Pizza Boxes and Iron Cables
In front of gate EA8 in Logan Airport, surrounded by tired passengers and commotion, Niswarthians came together to accuse each other of deception. Just kidding; we were playing BS (don’t worry, it stands for bologna sandwich). The goal of the game is to lose all of one’s cards, through strategic lying ploys. We made a makeshift table from a pizza box placed on top of a carry-on suitcase. We all knew each other on a basic level from the orientation meetings in spring, but despite our limited acquaintance, we never stopped laughing during the entire game (and all three subsequent rounds that we decided to play).
We’ve been together for a couple hours and we already have inside jokes. This trip terrifies me, but my confidence in the group and the friendships we have already built strong foundations for somewhat quells my fears. Its hard to define what I am afraid of.
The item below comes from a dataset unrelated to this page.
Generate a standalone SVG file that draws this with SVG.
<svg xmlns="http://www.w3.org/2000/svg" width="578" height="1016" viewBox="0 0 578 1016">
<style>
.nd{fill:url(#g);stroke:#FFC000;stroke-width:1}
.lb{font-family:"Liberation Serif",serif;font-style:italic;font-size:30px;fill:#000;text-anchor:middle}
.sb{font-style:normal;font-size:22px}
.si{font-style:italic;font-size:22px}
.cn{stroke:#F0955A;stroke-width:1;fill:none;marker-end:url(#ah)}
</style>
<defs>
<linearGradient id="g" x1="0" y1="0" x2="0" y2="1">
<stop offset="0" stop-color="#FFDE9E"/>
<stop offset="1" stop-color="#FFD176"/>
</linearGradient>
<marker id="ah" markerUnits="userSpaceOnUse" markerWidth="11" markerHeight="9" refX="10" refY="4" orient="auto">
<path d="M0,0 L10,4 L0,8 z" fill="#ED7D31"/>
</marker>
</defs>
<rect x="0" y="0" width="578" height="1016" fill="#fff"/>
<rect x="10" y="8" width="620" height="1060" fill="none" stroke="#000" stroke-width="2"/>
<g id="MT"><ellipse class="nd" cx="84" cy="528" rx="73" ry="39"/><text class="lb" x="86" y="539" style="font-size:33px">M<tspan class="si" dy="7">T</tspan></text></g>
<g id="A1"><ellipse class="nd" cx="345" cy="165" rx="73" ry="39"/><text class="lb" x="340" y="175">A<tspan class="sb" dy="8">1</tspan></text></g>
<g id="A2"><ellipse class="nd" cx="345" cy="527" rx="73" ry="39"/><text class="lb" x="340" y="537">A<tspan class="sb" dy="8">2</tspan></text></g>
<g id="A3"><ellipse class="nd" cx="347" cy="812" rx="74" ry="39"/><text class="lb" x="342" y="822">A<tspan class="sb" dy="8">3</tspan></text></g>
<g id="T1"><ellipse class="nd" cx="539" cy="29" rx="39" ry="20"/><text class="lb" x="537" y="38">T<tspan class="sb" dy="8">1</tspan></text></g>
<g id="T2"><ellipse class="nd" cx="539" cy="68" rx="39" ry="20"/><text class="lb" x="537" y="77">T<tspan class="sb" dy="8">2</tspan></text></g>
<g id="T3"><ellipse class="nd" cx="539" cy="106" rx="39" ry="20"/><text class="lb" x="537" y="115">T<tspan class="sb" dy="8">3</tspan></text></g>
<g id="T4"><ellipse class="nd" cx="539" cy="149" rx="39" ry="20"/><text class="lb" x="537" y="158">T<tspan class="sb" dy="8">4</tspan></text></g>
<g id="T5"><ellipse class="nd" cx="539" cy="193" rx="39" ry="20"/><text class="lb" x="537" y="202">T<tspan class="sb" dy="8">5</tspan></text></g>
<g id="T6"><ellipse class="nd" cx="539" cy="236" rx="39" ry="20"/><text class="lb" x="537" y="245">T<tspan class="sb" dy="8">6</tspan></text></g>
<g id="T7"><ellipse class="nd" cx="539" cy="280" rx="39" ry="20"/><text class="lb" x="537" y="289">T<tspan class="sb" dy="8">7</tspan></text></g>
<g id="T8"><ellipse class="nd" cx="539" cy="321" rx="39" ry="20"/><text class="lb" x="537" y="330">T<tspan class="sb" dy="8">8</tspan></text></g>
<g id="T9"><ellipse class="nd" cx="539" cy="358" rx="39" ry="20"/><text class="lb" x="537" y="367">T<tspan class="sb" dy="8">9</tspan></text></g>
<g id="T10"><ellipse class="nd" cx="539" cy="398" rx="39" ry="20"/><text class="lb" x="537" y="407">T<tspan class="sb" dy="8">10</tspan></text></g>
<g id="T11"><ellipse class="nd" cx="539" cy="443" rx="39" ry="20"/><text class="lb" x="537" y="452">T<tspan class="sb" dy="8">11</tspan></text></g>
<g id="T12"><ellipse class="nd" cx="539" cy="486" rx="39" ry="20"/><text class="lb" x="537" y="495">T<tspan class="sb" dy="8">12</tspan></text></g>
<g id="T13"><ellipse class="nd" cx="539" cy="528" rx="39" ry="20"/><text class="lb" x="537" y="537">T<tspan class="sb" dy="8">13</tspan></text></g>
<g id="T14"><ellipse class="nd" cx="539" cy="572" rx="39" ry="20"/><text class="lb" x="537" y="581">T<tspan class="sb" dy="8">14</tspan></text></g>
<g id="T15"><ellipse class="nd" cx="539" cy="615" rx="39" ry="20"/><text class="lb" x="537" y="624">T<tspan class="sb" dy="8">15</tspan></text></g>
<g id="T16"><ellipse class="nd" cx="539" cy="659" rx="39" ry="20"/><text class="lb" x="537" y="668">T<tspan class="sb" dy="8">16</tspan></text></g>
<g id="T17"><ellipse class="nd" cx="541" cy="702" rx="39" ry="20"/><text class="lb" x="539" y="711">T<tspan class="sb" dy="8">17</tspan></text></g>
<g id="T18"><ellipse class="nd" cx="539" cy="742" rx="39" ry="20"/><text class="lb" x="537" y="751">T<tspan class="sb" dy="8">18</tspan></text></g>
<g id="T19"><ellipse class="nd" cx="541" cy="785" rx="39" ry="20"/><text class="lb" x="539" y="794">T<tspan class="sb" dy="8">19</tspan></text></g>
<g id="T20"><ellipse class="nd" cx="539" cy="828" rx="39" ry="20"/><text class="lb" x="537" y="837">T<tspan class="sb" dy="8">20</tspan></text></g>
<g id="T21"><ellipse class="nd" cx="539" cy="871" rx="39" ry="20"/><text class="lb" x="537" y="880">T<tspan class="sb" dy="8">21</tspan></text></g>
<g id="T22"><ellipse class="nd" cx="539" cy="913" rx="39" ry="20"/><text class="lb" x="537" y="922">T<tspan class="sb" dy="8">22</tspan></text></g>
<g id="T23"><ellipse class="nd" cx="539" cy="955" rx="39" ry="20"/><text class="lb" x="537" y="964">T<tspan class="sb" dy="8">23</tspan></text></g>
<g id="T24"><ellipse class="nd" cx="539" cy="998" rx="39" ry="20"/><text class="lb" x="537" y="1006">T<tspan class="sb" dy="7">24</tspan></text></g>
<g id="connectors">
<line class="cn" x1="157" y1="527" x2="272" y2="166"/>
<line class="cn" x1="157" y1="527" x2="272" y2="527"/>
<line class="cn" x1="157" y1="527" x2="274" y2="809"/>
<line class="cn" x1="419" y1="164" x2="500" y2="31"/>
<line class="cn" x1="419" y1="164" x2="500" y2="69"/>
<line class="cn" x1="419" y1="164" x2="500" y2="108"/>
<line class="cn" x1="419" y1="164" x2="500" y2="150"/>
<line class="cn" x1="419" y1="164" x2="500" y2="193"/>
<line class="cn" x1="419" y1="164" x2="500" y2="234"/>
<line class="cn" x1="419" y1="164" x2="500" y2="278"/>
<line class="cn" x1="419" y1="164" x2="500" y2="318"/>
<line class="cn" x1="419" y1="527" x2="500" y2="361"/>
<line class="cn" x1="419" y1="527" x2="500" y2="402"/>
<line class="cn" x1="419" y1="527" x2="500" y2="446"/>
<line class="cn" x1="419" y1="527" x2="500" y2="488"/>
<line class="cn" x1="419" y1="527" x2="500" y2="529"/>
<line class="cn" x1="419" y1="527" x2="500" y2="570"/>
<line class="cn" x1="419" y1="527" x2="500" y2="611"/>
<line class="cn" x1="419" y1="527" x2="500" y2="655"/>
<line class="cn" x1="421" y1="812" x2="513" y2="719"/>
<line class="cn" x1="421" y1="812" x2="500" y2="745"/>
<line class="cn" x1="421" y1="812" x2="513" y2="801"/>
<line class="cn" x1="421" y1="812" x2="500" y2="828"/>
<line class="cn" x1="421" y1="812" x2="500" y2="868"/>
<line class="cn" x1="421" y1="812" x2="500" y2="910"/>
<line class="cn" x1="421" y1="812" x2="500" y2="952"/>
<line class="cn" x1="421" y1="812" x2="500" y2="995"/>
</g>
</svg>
I’m scared I have a different language for the issues we’ll be tackling. I’m terrified that I won’t be able to grasp the issues we’ll explore, that I don’t belong here with the rest of these amazing people.
We’ll visit the Gateway of India on our first day. I can imagine the magnificent structure towering before me, built on centuries of Indian history. What do you have to offer India? It says. What could you possibly contribute or take in just three weeks?
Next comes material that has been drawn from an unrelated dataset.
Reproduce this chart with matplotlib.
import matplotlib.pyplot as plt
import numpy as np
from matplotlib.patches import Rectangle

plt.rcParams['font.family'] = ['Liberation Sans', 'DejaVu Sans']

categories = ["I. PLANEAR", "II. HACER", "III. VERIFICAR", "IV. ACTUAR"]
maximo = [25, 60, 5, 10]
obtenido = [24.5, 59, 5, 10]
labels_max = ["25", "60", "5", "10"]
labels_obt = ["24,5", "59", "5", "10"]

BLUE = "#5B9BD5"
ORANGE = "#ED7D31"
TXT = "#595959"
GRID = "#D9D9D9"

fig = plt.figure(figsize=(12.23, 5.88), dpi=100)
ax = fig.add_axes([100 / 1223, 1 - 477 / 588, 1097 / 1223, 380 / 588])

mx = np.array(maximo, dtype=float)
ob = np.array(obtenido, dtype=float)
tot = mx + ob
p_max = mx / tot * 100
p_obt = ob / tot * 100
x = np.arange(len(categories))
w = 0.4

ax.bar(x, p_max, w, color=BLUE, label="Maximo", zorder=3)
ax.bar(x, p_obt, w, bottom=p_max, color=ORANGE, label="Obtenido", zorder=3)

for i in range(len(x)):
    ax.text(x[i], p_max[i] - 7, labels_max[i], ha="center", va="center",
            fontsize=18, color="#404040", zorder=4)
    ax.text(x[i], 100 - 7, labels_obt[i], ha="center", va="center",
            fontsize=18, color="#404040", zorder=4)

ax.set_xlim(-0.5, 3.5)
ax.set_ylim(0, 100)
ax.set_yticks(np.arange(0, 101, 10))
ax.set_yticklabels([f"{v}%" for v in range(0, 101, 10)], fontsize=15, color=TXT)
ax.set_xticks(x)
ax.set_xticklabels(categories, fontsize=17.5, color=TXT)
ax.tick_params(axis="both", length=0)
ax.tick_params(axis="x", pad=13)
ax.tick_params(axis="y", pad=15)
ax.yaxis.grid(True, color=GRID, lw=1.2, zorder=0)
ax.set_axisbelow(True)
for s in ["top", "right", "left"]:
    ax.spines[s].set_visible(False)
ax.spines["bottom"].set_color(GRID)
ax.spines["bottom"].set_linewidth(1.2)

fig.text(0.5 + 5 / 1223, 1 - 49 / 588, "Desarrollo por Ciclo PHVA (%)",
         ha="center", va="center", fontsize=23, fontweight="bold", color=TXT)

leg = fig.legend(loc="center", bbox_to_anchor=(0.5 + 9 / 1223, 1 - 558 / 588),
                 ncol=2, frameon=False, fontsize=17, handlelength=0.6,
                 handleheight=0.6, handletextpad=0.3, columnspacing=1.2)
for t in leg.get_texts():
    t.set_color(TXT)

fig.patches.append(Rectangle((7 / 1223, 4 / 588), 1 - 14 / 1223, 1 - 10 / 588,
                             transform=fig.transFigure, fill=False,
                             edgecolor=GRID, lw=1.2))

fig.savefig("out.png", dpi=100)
These questions remain to be answered but for now I can only respond that I come with an open heart. I come eager for whatever lies in store. And I know that these new friends will be instrumental in helping me find the answers.
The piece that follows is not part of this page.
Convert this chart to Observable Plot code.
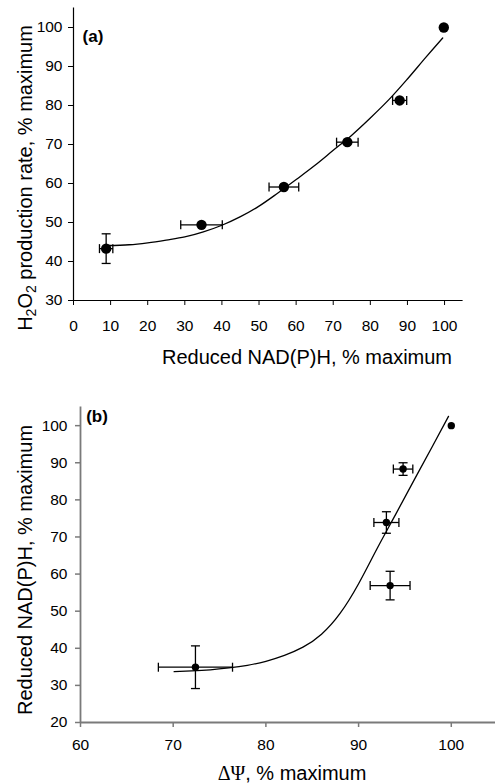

The majority of my last week at home was spent with my family in our home. When I return to the States, it won’t be back to our North Carolina residence of 13 years. I’ve left that behind forever. My family is moving. We haven’t yet chosen where we will live next so, for now, I am homeless. I am entirely terrified by this.
Despite traveling across oceans nearly every summer of my life, I have always been tethered to my home for as long as I can remember. Now the iron cable has been severed and I’m left floating with no new ropes to bind me. As I reflect on this state of being, I wonder if it might not be best to embrace it for the purposes of the Niswarth trip. This arrangement is only temporary of course, but for now perhaps the perspective of a global nomad will be an asset on the trip. For the next three weeks, might it not be best to tackle the issues we will confront with a different kind of outsider perspective? Isn’t it best to immerse myself in a new community if I have just recently left one? I hope so.